In Zeiten, als in der Bach-Pflege noch der romantisch üppige Klang eines Karl Richter mit riesig besetzten Chören und Orchestern als Maß aller Dinge galt, war die Besetzung der Cappella Herbipolensis nahezu visionär: drei Soprane, zwei Alt, ein Tenor und zwei Bässe – das entsprach der Besetzung des Hofkirchenchors aus dem 18. Jahrhundert und ist bis heute so geblieben. Für Passionen oder Messen holte man sich bald Streicher und/oder Bläser dazu, die Stimmen aber blieben immer solistisch besetzt, in den Chor- wie in den Solopassagen. Das erforderte gut ausgebildete Sängerinnen und Sänger, die vom Blatt singen konnten und keine Angst vor exponierten Auftritten hatten.

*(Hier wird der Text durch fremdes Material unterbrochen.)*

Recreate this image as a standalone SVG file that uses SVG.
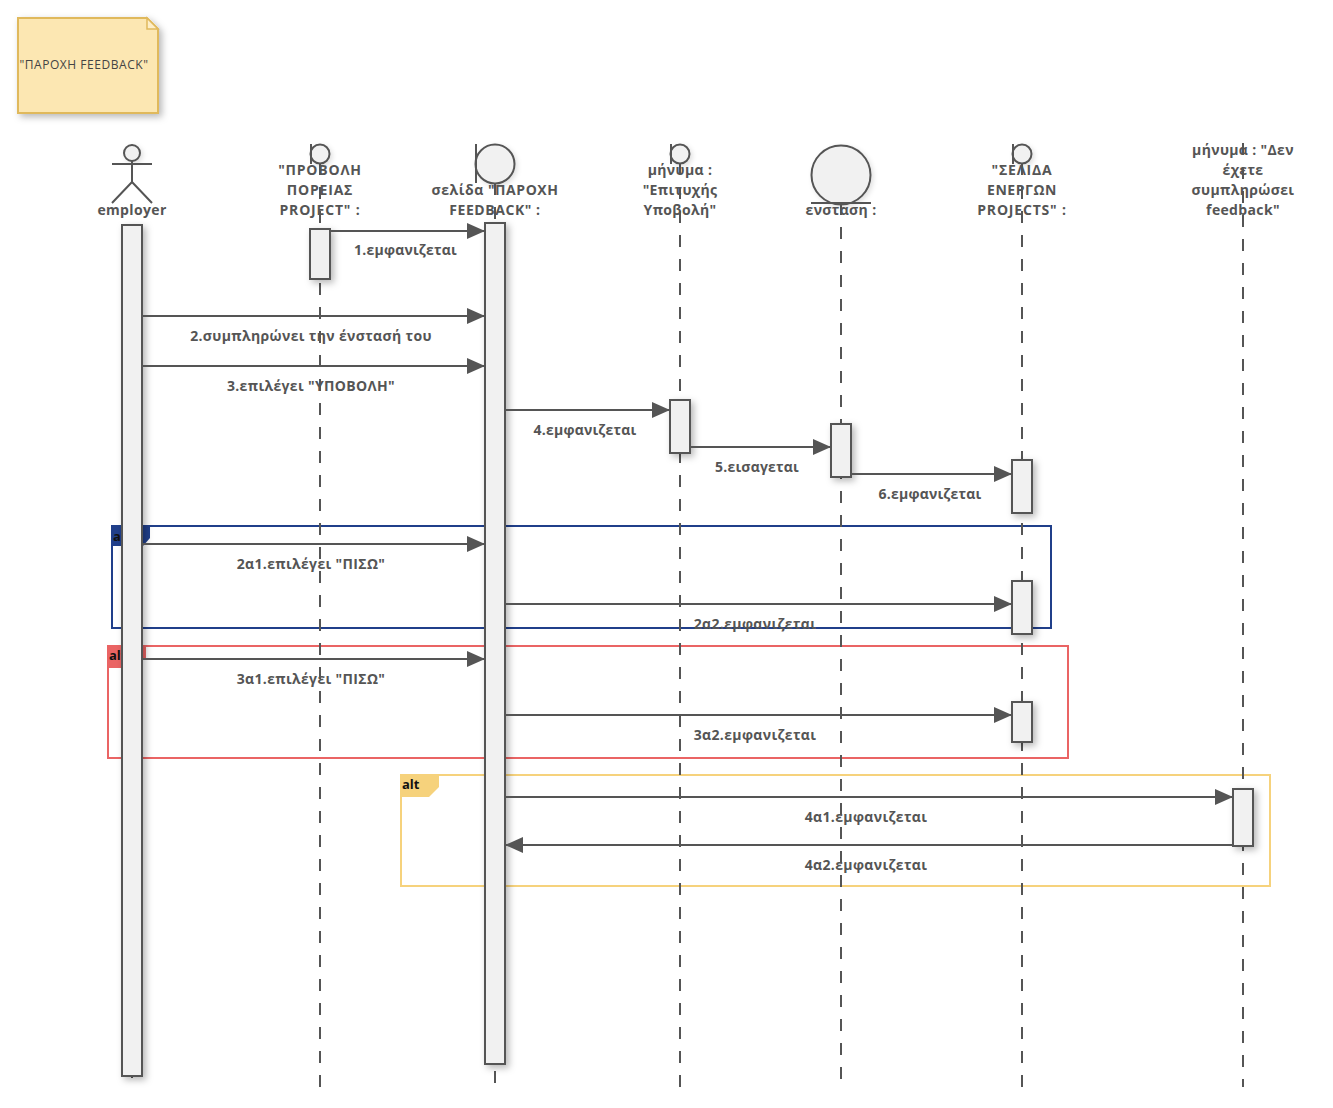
<svg xmlns="http://www.w3.org/2000/svg" width="1333" height="1108" viewBox="0 0 1333 1108">
<style>
text{font-family:"Open Sans","Noto Sans",sans-serif;font-size:14px;font-weight:700;fill:#555;text-anchor:middle;letter-spacing:.35px}
.u{letter-spacing:.8px}
.m{letter-spacing:.55px}
.e{letter-spacing:.2px}
.life{stroke:#555;stroke-width:2;stroke-dasharray:12 12;fill:none}
.act{fill:#f1f1f1;stroke:#555;stroke-width:2;filter:url(#s)}
.ic{fill:#f1f1f1;stroke:#555;stroke-width:2;filter:url(#h)}
.ln{stroke:#555;stroke-width:2;fill:none}
.msg{stroke:#555;stroke-width:2;fill:none;marker-end:url(#a)}
.tab{font-size:13px;fill:#111;text-anchor:start;letter-spacing:0}
</style>
<defs>
<filter id="s" x="-100%" y="-30%" width="300%" height="160%"><feDropShadow dx="3" dy="3" stdDeviation="3.5" flood-color="#000" flood-opacity=".28"/></filter>
<filter id="h" x="-50%" y="-50%" width="200%" height="200%"><feDropShadow dx="2" dy="2" stdDeviation="2.5" flood-color="#000" flood-opacity=".12"/></filter>
<marker id="a" markerUnits="userSpaceOnUse" markerWidth="18" markerHeight="16" refX="18" refY="8" orient="auto-start-reverse"><path d="M0 0L18 8L0 16Z" fill="#555"/></marker>
</defs>
<rect width="1333" height="1108" fill="#fff"/>
<g id="note"><path d="M18 18H147L158 29V113H18Z" fill="#fce7b2" stroke="#e0b95c" stroke-width="2" filter="url(#s)"/><path d="M147 18V29H158Z" fill="#fdeec8" stroke="#e0b95c" stroke-width="1.5"/><text x="84" y="69" style="font-size:12px;font-weight:400;fill:#444;letter-spacing:.55px">"ΠΑΡΟΧΗ FEEDBACK"</text></g>
<g id="frames">
<g id="frame-blue"><rect x="112" y="526" width="939" height="102" fill="none" stroke="#203f8a" stroke-width="2"/><path d="M112 525H150V538L143 546H112Z" fill="#203f8a"/><text class="tab" x="113" y="541">alt</text></g>
<g id="frame-red"><rect x="108" y="646" width="960" height="112" fill="none" stroke="#ea6464" stroke-width="2"/><path d="M107 645H146V659H140V668H107Z" fill="#ea6464"/><text class="tab" x="109" y="660">alt</text></g>
<g id="frame-yellow"><rect x="401" y="775" width="869" height="111" fill="none" stroke="#f6d27c" stroke-width="2"/><path d="M400 774H439V787L429 797H400Z" fill="#f6d27c"/><text class="tab" x="402" y="789">alt</text></g>
</g>
<g id="lifelines">
<path class="life" d="M132 1066V1078"/>
<path class="life" d="M320 163V1087"/>
<path class="life" d="M495 183V1083"/>
<path class="life" d="M680 163V1087"/>
<path class="life" d="M841 203V1079"/>
<path class="life" d="M1022 163V1087"/>
<path class="life" d="M1243 143V1087"/>
</g>
<g id="employer"><circle class="ic" cx="132" cy="153" r="8"/><path class="ln" d="M112 164H152M132 161V182M112 203L132 182L152 203"/><text x="132" y="215">employer</text><rect class="act" x="122" y="225" width="20" height="851"/></g>
<g id="provoli"><circle class="ic" cx="320" cy="154" r="9.5"/><path class="ln" d="M311 144V164"/><text class="u" x="320" y="175">"ΠΡΟΒΟΛΗ</text><text class="u" x="320" y="195">ΠΟΡΕΙΑΣ</text><text class="u" x="320" y="215">PROJECT" :</text><rect class="act" x="310" y="229" width="20" height="50"/></g>
<g id="selida"><circle class="ic" cx="495" cy="164" r="19.5"/><path class="ln" d="M476 144V183"/><text class="m" x="495" y="195">σελίδα "ΠΑΡΟΧΗ</text><text class="m" x="495" y="215">FEEDBACK" :</text><rect class="act" x="485" y="223" width="20" height="841"/></g>
<g id="minima1"><circle class="ic" cx="680" cy="154" r="9.5"/><path class="ln" d="M671 144V164"/><text x="680" y="175">μήνυμα :</text><text x="680" y="195">"Επιτυχής</text><text x="680" y="215">Υποβολή"</text><rect class="act" x="670" y="400" width="20" height="53"/></g>
<g id="enstasi"><circle class="ic" cx="841" cy="175" r="29.5"/><path class="ln" d="M811 203H871"/><text x="841" y="215">ενσταση :</text><rect class="act" x="831" y="424" width="20" height="53"/></g>
<g id="energa"><circle class="ic" cx="1022" cy="154" r="9.5"/><path class="ln" d="M1013 144V164"/><text class="u" x="1022" y="175">"ΣΕΛΙΔΑ</text><text class="m" x="1022" y="195">ΕΝΕΡΓΩΝ</text><text class="u" x="1022" y="215">PROJECTS" :</text><rect class="act" x="1012" y="460" width="20" height="53"/><rect class="act" x="1012" y="581" width="20" height="53"/><rect class="act" x="1012" y="702" width="20" height="40"/></g>
<g id="minima2"><text x="1243" y="155">μήνυμα : "Δεν</text><text x="1243" y="175">έχετε</text><text x="1243" y="195">συμπληρώσει</text><text x="1243" y="215">feedback"</text><rect class="act" x="1233" y="789" width="20" height="57"/></g>
<g id="connectors">
<path class="msg" d="M330 231H485"/><text class="e" x="405.500" y="255">1.εμφανιζεται</text>
<path class="msg" d="M142 316H485"/><text x="311" y="340.500">2.συμπληρώνει την ένστασή του</text>
<path class="msg" d="M142 366H485"/><text x="311" y="390.500">3.επιλέγει "ΥΠΟΒΟΛΗ"</text>
<path class="msg" d="M505 410H670"/><text class="e" x="585" y="434.500">4.εμφανιζεται</text>
<path class="msg" d="M690 447H831"/><text class="e" x="757" y="471.500">5.εισαγεται</text>
<path class="msg" d="M851 474H1012"/><text class="e" x="930" y="498.500">6.εμφανιζεται</text>
<path class="msg" d="M142 544H485"/><text x="311" y="568.500">2α1.επιλέγει "ΠΙΣΩ"</text>
<path class="msg" d="M505 604H1012"/><text x="755" y="628.500">2α2.εμφανιζεται</text>
<path class="msg" d="M142 659H485"/><text x="311" y="683.500">3α1.επιλέγει "ΠΙΣΩ"</text>
<path class="msg" d="M505 715H1012"/><text x="755" y="739.500">3α2.εμφανιζεται</text>
<path class="msg" d="M505 797H1233"/><text x="866" y="821.500">4α1.εμφανιζεται</text>
<path class="msg" d="M1233 845H505"/><text x="866" y="869.500">4α2.εμφανιζεται</text>
</g>
</svg>
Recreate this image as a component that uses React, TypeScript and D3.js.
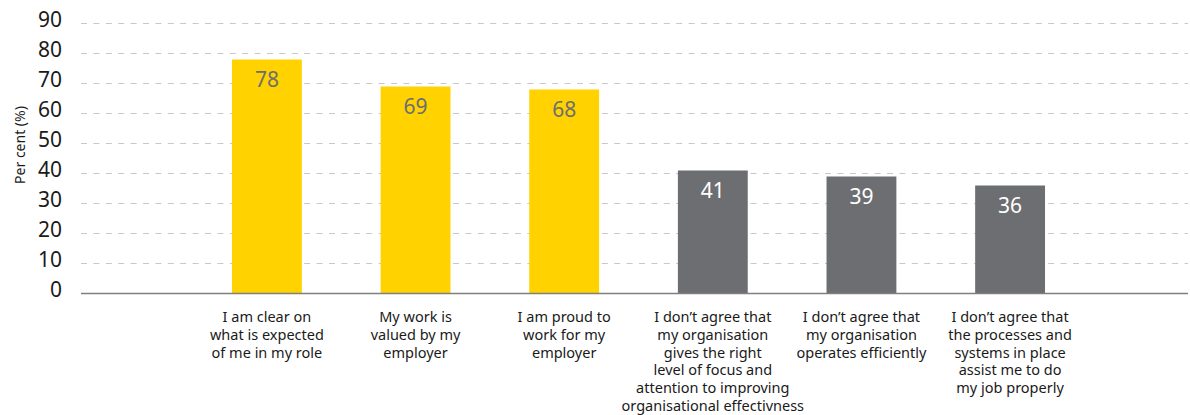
import React from "react";
import * as d3 from "d3";

const categories = [
  "I am clear on what is expected of me in my role",
  "My work is valued by my employer",
  "I am proud to work for my employer",
  "I don't agree that my organisation gives the right level of focus and attention to improving organisational effectivness",
  "I don't agree that my organisation operates efficiently",
  "I don't agree that the processes and systems in place assist me to do my job properly",
];
const categoryLines = [
  ["I am clear on", "what is expected", "of me in my role"],
  ["My work is", "valued by my", "employer"],
  ["I am proud to", "work for my", "employer"],
  ["I don\u2019t agree that", "my organisation", "gives the right", "level of focus and", "attention to improving", "organisational effectivness"],
  ["I don\u2019t agree that", "my organisation", "operates efficiently"],
  ["I don\u2019t agree that", "the processes and", "systems in place", "assist me to do", "my job properly"],
];
const values = [78, 69, 68, 41, 39, 36];
const groups = ["agree", "agree", "agree", "disagree", "disagree", "disagree"];
const yTicks = [0, 10, 20, 30, 40, 50, 60, 70, 80, 90];
const yTitle = "Per cent (%)";

const W = 1190;
const H = 415;
const FONT = "'Noto Sans', sans-serif";

export default function App() {
  const x = d3
    .scaleBand<string>()
    .domain(categories)
    .range([192.6, 1084.4])
    .paddingInner(0.53)
    .paddingOuter(0.265);
  const y = d3.scaleLinear().domain([0, 90]).range([293.5, 23.5]);
  const color = (g: string) => (g === "agree" ? "#FFD200" : "#6D6E71");
  const labelColor = (g: string) => (g === "agree" ? "#6D6E71" : "#FFFFFF");
  const gridX0 = 81;
  const gridX1 = 1188;

  return (
    <svg
      width={W}
      height={H}
      style={{ position: "absolute", left: 0, top: 0, background: "#fff" }}
      fontFamily={FONT}
    >
      {yTicks.map((t) =>
        t === 0 ? null : (
          <line
            key={"g" + t}
            x1={gridX0}
            x2={gridX1}
            y1={y(t)}
            y2={y(t)}
            stroke="#C8C8C8"
            strokeWidth={1}
            strokeDasharray="6,6.4"
          />
        )
      )}
      {yTicks.map((t) => (
        <text
          key={"t" + t}
          x={62}
          y={y(t) + 3}
          textAnchor="end"
          fontSize={21}
          fill="#1a1a1a"
        >
          {t}
        </text>
      ))}
      <text
        transform={`translate(25,145) rotate(-90)`}
        textAnchor="middle"
        fontSize={14}
        fill="#1a1a1a"
      >
        {yTitle}
      </text>
      {categories.map((c, i) => (
        <g key={c}>
          <rect
            x={x(c)!}
            y={y(values[i])}
            width={x.bandwidth()}
            height={y(0) - y(values[i])}
            fill={color(groups[i])}
          />
          <text
            x={x(c)! + x.bandwidth() / 2}
            y={y(values[i]) + 27}
            textAnchor="middle"
            fontSize={21}
            fill={labelColor(groups[i])}
          >
            {values[i]}
          </text>
        </g>
      ))}
      <line
        x1={gridX0}
        x2={gridX1}
        y1={y(0)}
        y2={y(0)}
        stroke="#7F7F7F"
        strokeWidth={1.5}
      />
      {categories.map((c, i) => (
        <text
          key={"l" + c}
          x={x(c)! + x.bandwidth() / 2}
          textAnchor="middle"
          fontSize={14.5}
          fill="#1a1a1a"
        >
          {categoryLines[i].map((ln, k) => (
            <tspan key={k} x={x(c)! + x.bandwidth() / 2} y={322 + k * 17.8}>
              {ln}
            </tspan>
          ))}
        </text>
      ))}
    </svg>
  );
}
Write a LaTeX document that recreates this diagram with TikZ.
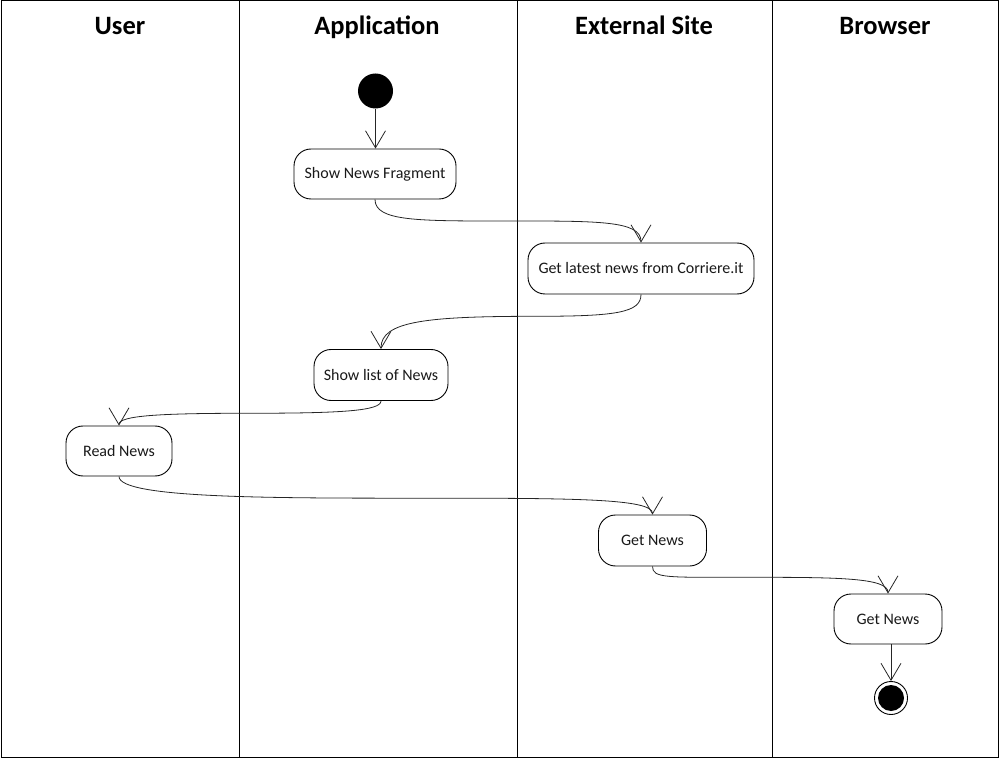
\documentclass[tikz,border=0pt]{standalone}
\usepackage{fontspec}
\setmainfont{Carlito}
\usetikzlibrary{arrows.meta,calc}
\tikzset{
  act/.style={draw, line width=0.9pt, rounded corners=17pt, minimum height=50pt, inner sep=0pt,
    font=\fontsize{16}{19}\selectfont, text=black!90},
  title/.style={font=\fontsize{26.5}{30}\selectfont\bfseries, inner sep=0pt, anchor=base},
  lane/.style={line width=1pt, draw=black},
  flow/.style={line width=0.8pt, draw=black!85, -{Straight Barb[length=17pt,width=20pt,line width=0.8pt]}},
  initstate/.style={circle, fill=black, minimum size=35pt, inner sep=0pt},
  finalstate/.style={circle, draw, line width=0.9pt, fill=white, minimum size=33pt, inner sep=0pt}
}
\begin{document}
\begin{tikzpicture}[x=1pt,y=-1pt]
\useasboundingbox (0,0) rectangle (999,759);
% frame and lanes
\draw[lane] (1,1) rectangle (998,757);
\coordinate (l1t) at (239,1);   \coordinate (l1b) at (239,757);
\coordinate (l2t) at (517,1);   \coordinate (l2b) at (517,757);
\coordinate (l3t) at (772,1);   \coordinate (l3b) at (772,757);
\draw[lane] (l1t) -- (l1b);
\draw[lane] (l2t) -- (l2b);
\draw[lane] (l3t) -- (l3b);
% titles
\node[title] (tUser) at (120,34.5) {User};
\node[title] (tApp) at (377,34.5) {Application};
\node[title] (tExt) at (644,34.5) {External Site};
\node[title] (tBrw) at (885,34.5) {Browser};
% nodes
\node[initstate] (start) at (375.5,91) {};
\node[act, minimum width=162pt] (n1) at (375,174) {Show News Fragment};
\node[act, minimum width=226pt, minimum height=51pt] (n2) at (641,268.5) {Get latest news from Corriere.it};
\node[act, minimum width=134pt, minimum height=51pt] (n3) at (381,375) {Show list of News};
\node[act, minimum width=106pt] (n4) at (119,451) {Read News};
\node[act, minimum width=108pt, minimum height=51pt] (n5) at (652.5,540.5) {Get News};
\node[act, minimum width=108pt] (n6) at (888,619) {Get News};
\node[finalstate] (end) at (891,698) {};
\fill[black] (end.center) circle (13pt);
% connectors
\draw[flow] (start.south) -- (n1.north -| start.south);
\draw[flow] (n1.south) .. controls +(0,22) and +(-90,0) .. ($(n1.south)!0.5!(n2.north)$)
  .. controls +(90,0) and +(0,-22) .. (n2.north);
\draw[flow] (n2.south) .. controls +(0,18) and +(80,0) .. ($(n2.south)!0.4!(n3.north)$)
  .. controls +(-110,0) and +(0,-28) .. (n3.north);
\draw[flow] (n3.south) .. controls +(0,10) and +(90,0) .. ($(n3.south)!0.5!(n4.north)$)
  .. controls +(-90,0) and +(0,-10) .. (n4.north);
\draw[flow] (n4.south) .. controls +(0,22) and +(-150,0) .. ($(n4.south)!0.57!(n5.north)$)
  .. controls +(150,0) and +(0,-16) .. (n5.north);
\draw[flow] (n5.south) .. controls +(0,12) and +(-80,0) .. ($(n5.south)!0.4!(n6.north)$)
  .. controls +(90,0) and +(0,-16) .. (n6.north);
\draw[flow] (n6.south -| end.north) -- (end.north);
\end{tikzpicture}
\end{document}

Den Vergleich mit Harnoncourt, als Tadel gedacht, nahmen sie als Lob
Reinhold Meurer erzählt: "Jemand hat einmal kommentiert: ,Da hört man ja jede einzelne Stimme'. Und das war genau, was wir wollten." Entsprechend hat er sich auch gefreut, als ein Hörer – Karl-Richter-Fan – einmal einen erbosten Brief an den Bayerischen Rundfunk schrieb, in dem er die kleine Besetzung der Würzburger monierte und deren Klang mit den Einspielungen des Originalklang-Pioniers Nikolaus Harnoncourt verglich. Aus Sicht des Absenders ein Tadel, für den Adressaten größtmögliches Lob.
Drei der sieben Gründungsmitglieder sind heute noch aktiv: Reinhold Meurer, sein Bruder Anton und Ursula Rosenbaum. Über die Jahrzehnte kamen und gingen die Mitglieder, die meisten übten bürgerliche Berufe aus, einige aber wählten den Weg in den Musikerberuf, wurden Kantoren oder Mitglieder in Opernchören. Oder Opernstars. Wie Waltraud Meier, die von 1972 bis 1975 Mitglied der Cappella Herbipolensis war.